If we were able to divide the world into subject and object, internal and external, private and public, and to put colours firmly in the subjective, internal, private zone, then all would be good for many folk here.
But colours are demonstrably a part of the objective, external, public world. — Banno
A flick through the pages will show many arguments directed towards me as if I had maintained that colour is nothing but an objective, external, public notion. That is not what I have been maintaining, so those arguments miss the their target.
I have not offered a substantive account of the nature of colour. I do not need to, in order to show the poverty of the scientistic view. Indeed I think there is reason to doubt that any theory of colour will be complete. — Banno
Congratulations for finally spelling out your position. Not sure why it had to take so long.
The simple way it fails is that there is everyday talk about colours and then there is scientific talk about colours. The first requires no real philosophical clarification. The second absolutely demands it – precisely to head off a collapse into everyday lumpen realism and its evil twin of everyday lumpen idealism.
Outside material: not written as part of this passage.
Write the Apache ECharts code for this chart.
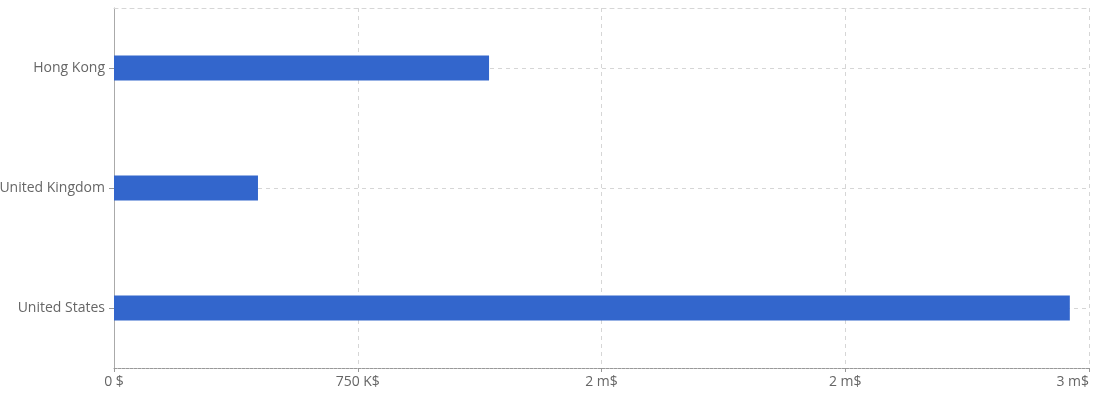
<!DOCTYPE html>
<html>
<head>
<meta charset="utf-8">
<script src="https://cdn.jsdelivr.net/npm/echarts@6/dist/echarts.min.js"></script>
<style>html,body{margin:0;padding:0;background:#fff;}#c{width:1114px;height:412px;}</style>
</head>
<body>
<div id="c"></div>
<script>
const categories = ['United States', 'United Kingdom', 'Hong Kong'];
const values = [2941000, 443000, 1154000];
const tickValues = [0, 750000, 1500000, 2250000, 3000000];
const tickLabels = ['0 $', '750 K$', '2 m$', '2 m$', '3 m$'];

const font = 'Open Sans';
const chart = echarts.init(document.getElementById('c'));
chart.setOption({
  animation: false,
  grid: { left: 114, right: 25, top: 8, bottom: 44, containLabel: false, outerBoundsMode: 'none' },
  xAxis: [{
    type: 'value',
    min: 0, max: 3000000, interval: 750000,
    axisLine: { show: true, lineStyle: { color: '#999', type: [3, 1], width: 1 } },
    axisTick: { show: true, length: 4, lineStyle: { color: '#999' } },
    axisLabel: {
      color: '#666', fontFamily: font, fontSize: 14, margin: 7,
      alignMaxLabel: 'right',
      formatter: function (v) { const i = tickValues.indexOf(v); return i >= 0 ? tickLabels[i] : ''; }
    },
    splitLine: { show: true, lineStyle: { color: '#d6d6d6', type: [4, 4] } }
  }, {
    type: 'value', position: 'top',
    min: 0, max: 3000000,
    axisLine: { show: true, lineStyle: { color: '#d6d6d6', type: [4, 4] } },
    axisTick: { show: false }, axisLabel: { show: false }, splitLine: { show: false }
  }],
  yAxis: {
    type: 'category',
    data: categories,
    axisLine: { show: true, lineStyle: { color: '#aaa' } },
    axisTick: { show: true, alignWithLabel: true, length: 5, lineStyle: { color: '#999' } },
    axisLabel: { color: '#666', fontFamily: font, fontSize: 14, margin: 9 },
    splitLine: { show: false }
  },
  series: [{
    type: 'line',
    data: [],
    z: 1,
    markLine: {
      silent: true, symbol: 'none', label: { show: false },
      lineStyle: { color: '#d6d6d6', type: [4, 4], width: 1 },
      data: categories.map(c => ({ yAxis: c }))
    }
  }, {
    type: 'bar',
    data: values,
    barWidth: 25,
    itemStyle: { color: '#3366cc' },
    z: 5
  }]
});
</script>
</body>
</html>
In our everyday linguistic practice, even animism is quite acceptable. We can complain about how it only ever rains on the days we have off, as if the weather operates with malign intent. No one is particularly confused by this kind of mixed message talk. It can seem both true and false at the same time while also doing the intended job of sharing a viewpoint about how life itself can seem unnecessarily against us.
But in philosophy of mind, you have to start being more rigorous. The confused ontic commitments of everyday social chatter have to be brought to the surface and given a hard working over.
What is missing from all your posts as far as I can tell – given their normally sketchy and evasive tone – is recognition that human psychology is socially-constructed in a way where we are all taught to objectify ourselves as subjective creatures. And that is just how the system semiotically works. To live in linguistic communities, we must become our own narratives. We must have a running story of "our private self" that stands in fruitful contrast to the "other" that is "the real world out there".
So the "big mistake" you are trying to correct with all this beetle in a box guff is not the bug but the feature – at least so far as everyday community life is concerned. It is a division we must participate in creating for there to be this thing of socialised humans doing their human social thing. The creation of a private realm that makes sense of there being a public ream, and vice versa.
Science understands this aspect of the human psyche. We have social psychology that can tell us exactly how it all works. Self-awareness, autobiographical memory, socialised emotions, the "faculty" of creative imagination or of rationalising reason – these are not things in need of a neurobiological explanation but a social-constructionist explanation. These are ways in which the neurobiology of mind has become extended by Homo sapiens making the semiotic step to being also the new thing of linguistically–structured lifeforms.
If we clear that little issue out of the way – which is the level a lot of your "philosophy" gets stuck at – then we can get down to the more basic issue of what the neurobiology has to say about sentience, awareness, consciousness, etc. The more difficult "hardware" level issues of accounting for the phenomenology of "being a mind".
So the problem ain't scientism. The problem is failing to divide the general problem of "consciousness" into its separate semiotic parts.
Set some example case like "why does red look like red", the first thing we ought to do is reply that well, there is this simple socially-constructed level to that story, and then there is this deeper neurobiological level which seems to be what you are actually interested in here.
And clearly, Wittgenstein is not a great place to start if we want to move smoothly into that deflationary science-based approach. Anglo logicians had no clue about the evolutionary structure of human cognition.
Whereas Peircean semiotics would be precisely a good place to start. It was highly influential to the development of social constructionism in the early 20th C and had become equally as relevant to the neurobiology by the late 20th C.
So sure, you can set things up that you are here to fight the good fight against scientism. For you, humanism or whatever has to come first. And any dialectical framing of the metaphysical issues – this dividing into subjective vs objective, etc – has to be already a wrong step because ... well, Hegel was a silly old fool.
My criticism of this is that it is a stale position that talks past what is of relevant philosophical interest.
The phenomenology of colour experience can't be deconstructed simply as linguistic analysis. Although sure it is worth doing that properly, and so appealing to the relevant social psychology there.
But then what folk are really bothered by is that the firing of neurons is supposed to generate these ineffable feels somehow. And the question becomes how is science – as the not so everyday linguistic community – best explaining that.
Rehashing Wittgenstein might help a bit with the social constructionism perhaps – at a stretch. But it is quite unequipped for the neurobiology. And trying to draw a boundary around the whole topic in terms of the "pragmatics of everyday linguistic communities" is a sad defensive tactic.
There is no reason not to do philosophy of mind properly. The answer to bad metaphysics is well organised inquiry.